Publik Inggris larut dalam euforia pesta kemenangan atas Jerman di babak 16 besar Piala Eropa 2020. Saat bersamaan, memori buruk dari fatamorgana kejayaan pada 21 tahun silam kembali merasuk.
Oleh
KELVIN HIANUSA
·4 menit baca
LONDON, KOMPAS — Lagu ”Sweet Caroline” bergemuruh di Stadion Wembley, London, seusai tuan rumah Inggris melangkah ke perempat final Piala Eropa 2020 dengan mengalahkan musuh abadinya, Jerman, Rabu (30/6/2021) dini hari WIB. Sejumlah 41.973 pendukung Inggris bernyanyi lantang dan penuh kegembiraan.
”Good times never seemed so good.

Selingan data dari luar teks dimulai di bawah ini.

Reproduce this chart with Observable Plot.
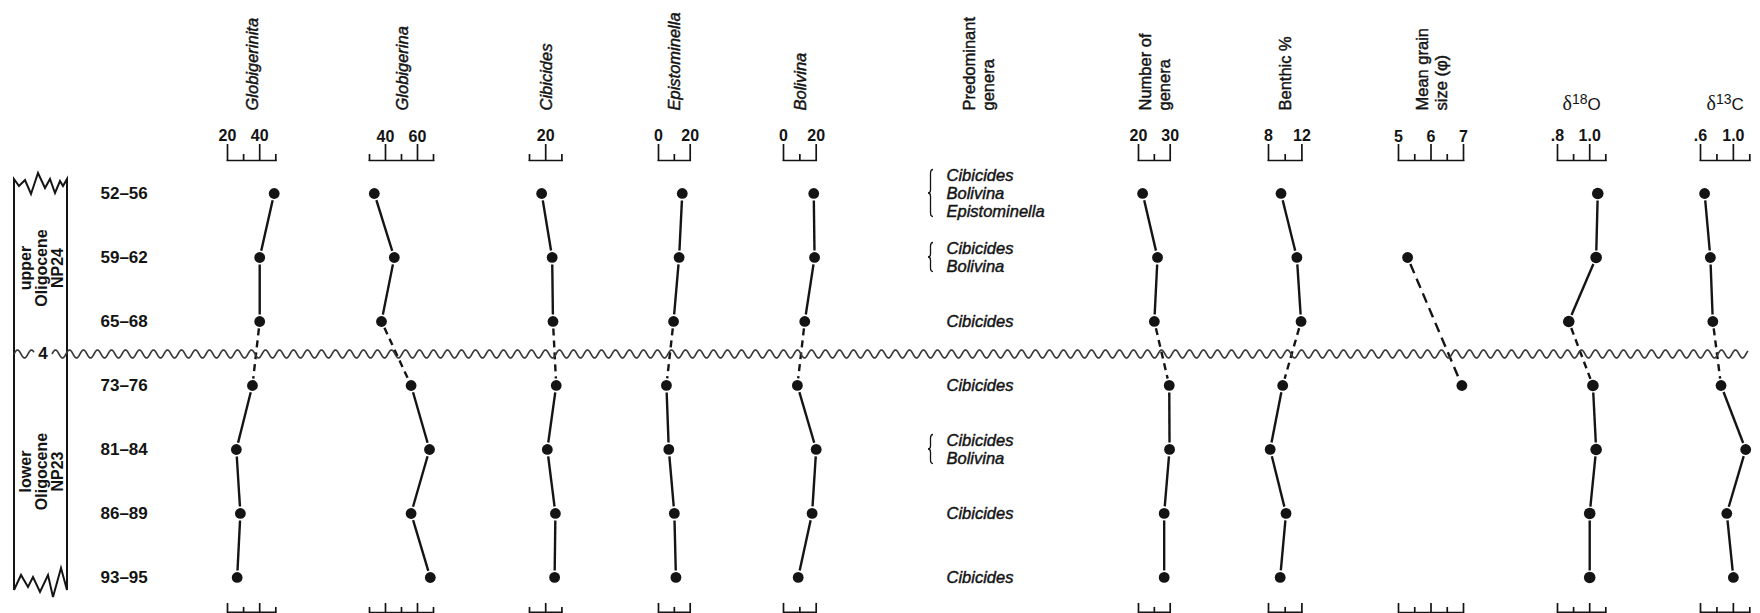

So good… So good…,” nyanyi para suporter Inggris. Mereka tengah dalam euforia, seolah-olah sedang berpesta juara Piala Eropa, turnamen yang belum sekali pun pernah dimenangi tim ”Tiga Singa”.
Lagu legendaris dari penyanyi ternama Neil Diamond itu adalah cermin kebahagiaan suporter Inggris setelah tim kesayangannya menang atas Jerman, 2-0. Seperti lirik lagu itu, mereka ibarat orang paling bahagia di bumi karena akhirnya bertemu kekasih impiannya.
Wajar demikian. Kemenangan di Wembley itu mengakhiri penderitaan Inggris dari Jerman sejak babak perempat final Piala Dunia Meksiko 1970. Luka selalu kalah dalam pertemuan di babak gugur turnamen besar selama 51 tahun disembuhkan seketika oleh gol-gol Raheem Sterling dan Harry Kane.
Banyak di antara pendukung Inggris yang merasa peristiwa bersejarah itu seperti mimpi. Surat kabar Daily Express bahkan sampai harus meyakinkan warga Inggris lewat judul berita halaman utama mereka, ”Tidak, ini bukanlah mimpi. Kita telah mengalahkan Jerman”.
Rio Ferdinand, mantan bek Inggris, menegaskan, ”hantu” yang selalu mengusik tidur mereka sekarang sudah sirna. ”Tidak ada lagi (tim) yang harus ditakutkan Inggris. Semua lawan selanjutnya tidak mudah, tetapi Inggris akan sangat nyaman untuk mengalahkan mereka semua,” ungkapnya.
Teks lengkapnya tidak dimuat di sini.